Update, September 16, 2011: The Acid3 test has been updated to drop the tests that weren’t relevant to modern browsers and standards, so any version of Firefox going back to — and including — Firefox 4 will show as scoring 100. Thanks to the authors for updating the test. Original article follows.
Acid3 was a test written by Ian Hickson in 2008 that tests a limited selection of web browser features, and assigns a score from 0 to 100, depending on which features are supported.
Every once in a while — especially around the time of an upcoming new release — people argue that Firefox isn’t standards compliant, since it doesn’t score 100 on this test, but has been scoring 97 for quite a while, and will probably never implement what’s required to reach a score of 100.
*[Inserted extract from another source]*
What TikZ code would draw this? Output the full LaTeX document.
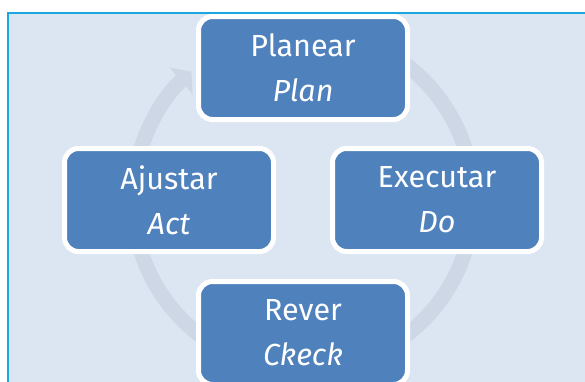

Here’s why, explained by Mozilla engineer Boris Zbarsky, from a comment on Slashdot, and reposted with permission — emphasis added by me:
Those remaining 3 points are SVG Fonts.
Opera and Webkit implemented (very brokenly, in at least Opera’s case) a small subset of SVG 1.1 Fonts; basically just enough to pass Acid3.
We don’t particularly want to do that small subset in Gecko, since it gives no benefits to authors or users over the existing downloadable font support (beyond the brownie points on Acid3).
On the other hand, support for the full specification in a UA that also supports HTML is… very difficult. SVG fonts are just not designed with integration with HTML in mind. Once you put an
<iframe>in a glyph, all sorts of issues arise — both in terms of the spec being under-defined and in terms of the behavior being very difficult to implement, no matter what the spec said.
At this point, the SVG working group has decided that SVG Fonts will no longer be a core part of SVG but will be a separate specification, and that it might need some serious work if anyone is ever to implement it in full.
Related, Robert O’Callahan has a post on why not implementing features is hard, and why it’s sometimes even important. In other words, the WOFF font standard is more appropriate, works in more browsers, and is a better way to handle custom font support in browsers. Implementing just enough of the standard to pass a test is disingenuous, and has nothing to do with standards compliance. Acid3 was useful at the time to give the general public a way to see where some of the browsers were falling down expressed as a simple numerical rating — but nearly three years later, with all the major browsers supporting these features, it’s not really relevant anymore.
The next time someone posts a comment about how Firefox still doesn’t score 100 on Acid3, please link them to this article. I wrote this post since there isn’t a highly ranked piece on this if you search for “Firefox Acid3,” and there should be. Hopefully my site’s search engine ranking can be useful for something.